[The exercise]: Locate each line below that includes "this" and reproduce it.
[START OF Records provided]
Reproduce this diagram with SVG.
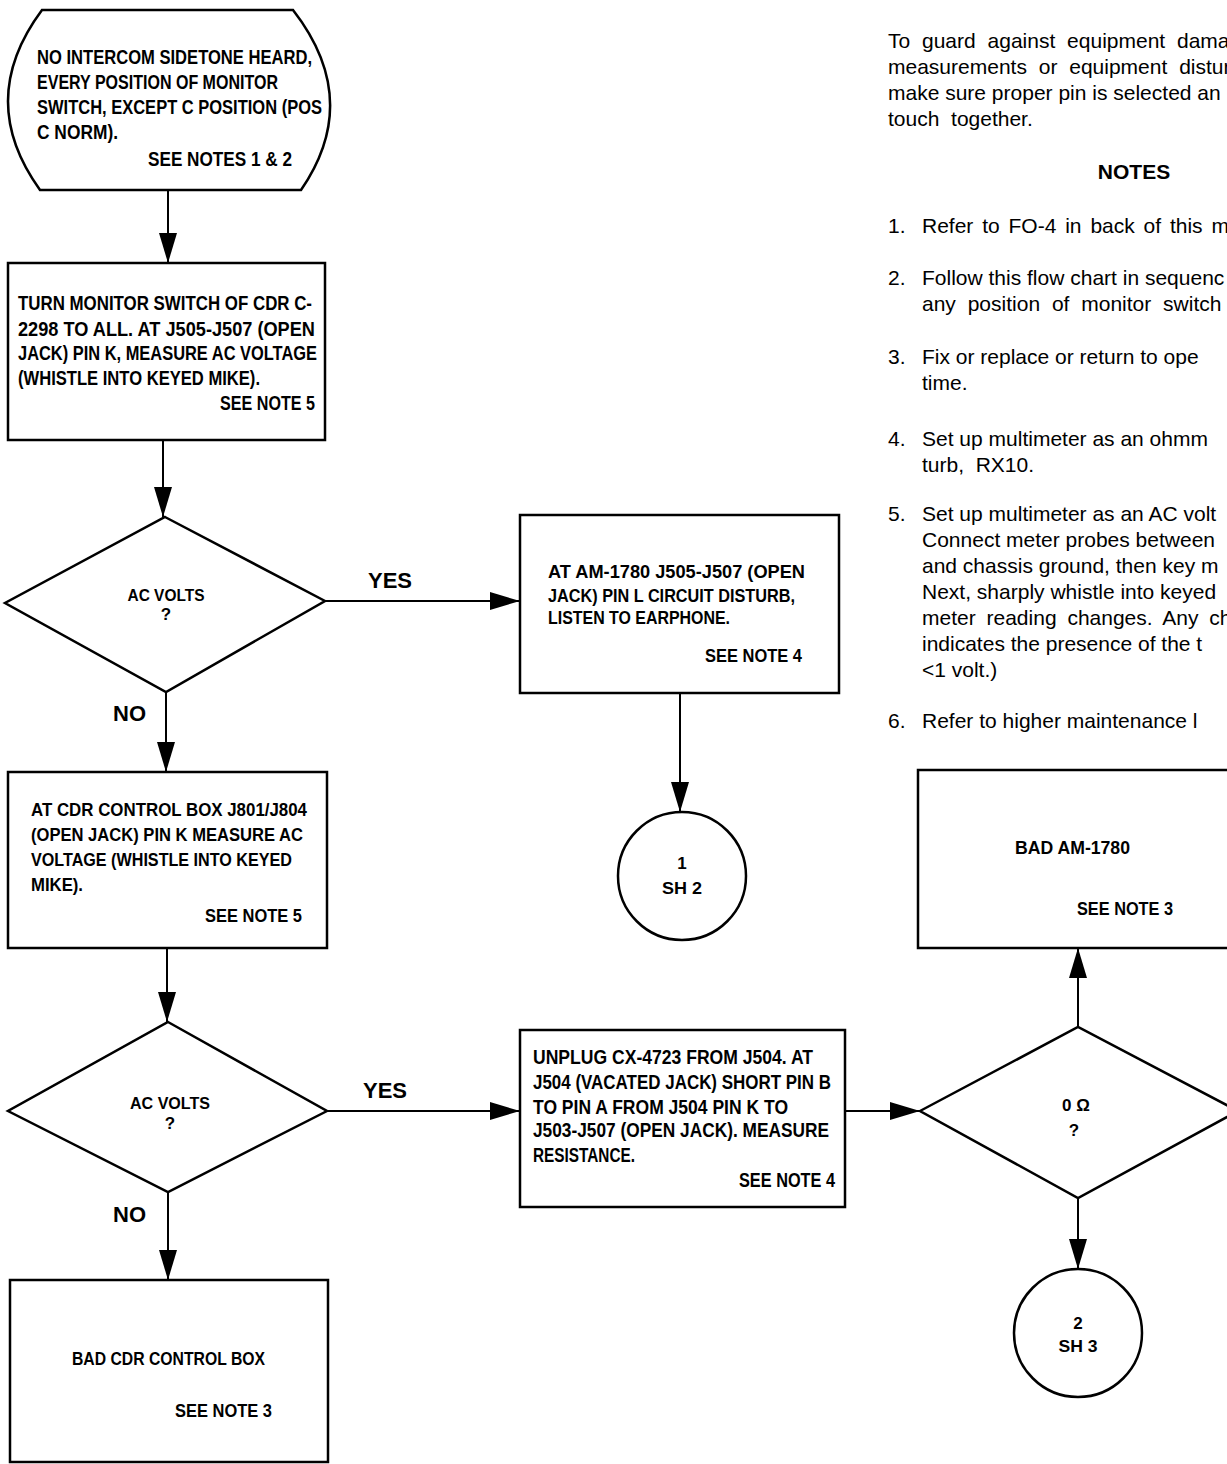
[END OF Records provided]
[START OF Records provided]
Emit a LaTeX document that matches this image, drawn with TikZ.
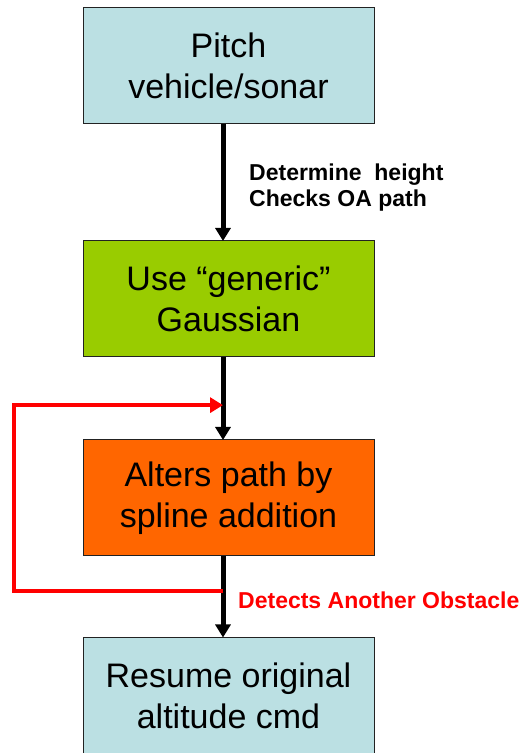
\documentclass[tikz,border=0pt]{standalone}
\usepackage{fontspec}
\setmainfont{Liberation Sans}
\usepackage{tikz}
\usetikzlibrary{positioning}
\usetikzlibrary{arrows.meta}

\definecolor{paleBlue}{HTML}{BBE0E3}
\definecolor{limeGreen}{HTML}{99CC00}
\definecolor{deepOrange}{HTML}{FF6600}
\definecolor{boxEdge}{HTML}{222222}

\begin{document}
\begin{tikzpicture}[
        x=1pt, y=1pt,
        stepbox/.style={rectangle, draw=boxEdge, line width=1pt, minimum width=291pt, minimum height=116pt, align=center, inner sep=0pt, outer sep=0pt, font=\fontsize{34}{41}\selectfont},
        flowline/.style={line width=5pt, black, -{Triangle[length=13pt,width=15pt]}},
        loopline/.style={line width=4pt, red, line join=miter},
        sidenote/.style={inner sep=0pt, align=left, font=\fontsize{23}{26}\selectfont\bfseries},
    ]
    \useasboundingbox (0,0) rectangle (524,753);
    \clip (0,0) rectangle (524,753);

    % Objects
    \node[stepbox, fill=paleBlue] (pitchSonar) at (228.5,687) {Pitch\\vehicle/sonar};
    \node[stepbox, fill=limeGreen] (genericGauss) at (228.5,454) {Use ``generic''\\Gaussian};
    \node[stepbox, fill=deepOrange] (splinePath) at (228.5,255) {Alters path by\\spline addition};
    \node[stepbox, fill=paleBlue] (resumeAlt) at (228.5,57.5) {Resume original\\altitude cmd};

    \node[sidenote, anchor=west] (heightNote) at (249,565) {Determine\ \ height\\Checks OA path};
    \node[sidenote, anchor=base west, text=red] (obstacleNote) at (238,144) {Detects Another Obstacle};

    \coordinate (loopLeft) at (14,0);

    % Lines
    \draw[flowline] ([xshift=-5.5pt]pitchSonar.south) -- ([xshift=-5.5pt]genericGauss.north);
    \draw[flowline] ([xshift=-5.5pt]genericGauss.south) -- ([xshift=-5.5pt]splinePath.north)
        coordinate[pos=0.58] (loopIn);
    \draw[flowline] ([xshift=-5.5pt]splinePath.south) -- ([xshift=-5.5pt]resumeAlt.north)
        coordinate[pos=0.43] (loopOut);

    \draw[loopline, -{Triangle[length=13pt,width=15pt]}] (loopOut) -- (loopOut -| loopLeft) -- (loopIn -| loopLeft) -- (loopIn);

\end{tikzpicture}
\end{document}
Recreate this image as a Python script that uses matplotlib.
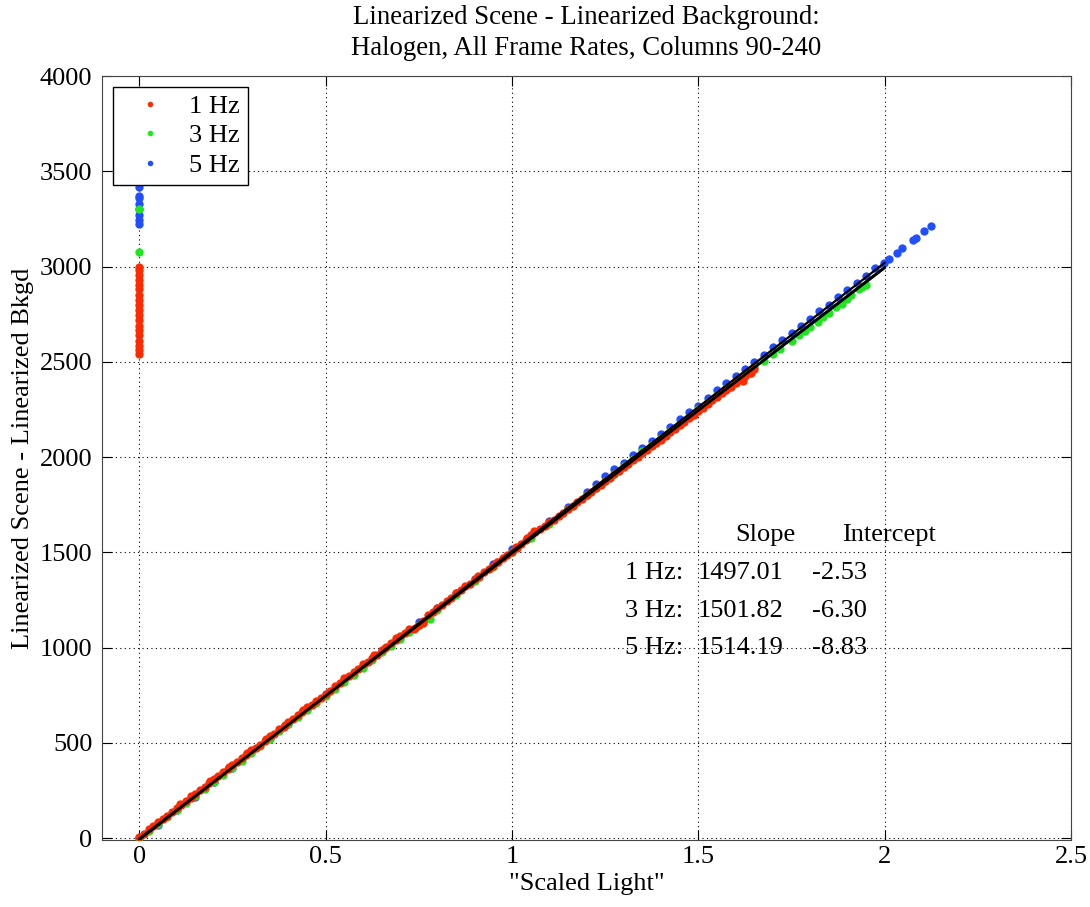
[END OF Records provided]
[Problem solution]:
Reproduce this diagram with SVG.
Emit a LaTeX document that matches this image, drawn with TikZ.
Recreate this image as a Python script that uses matplotlib.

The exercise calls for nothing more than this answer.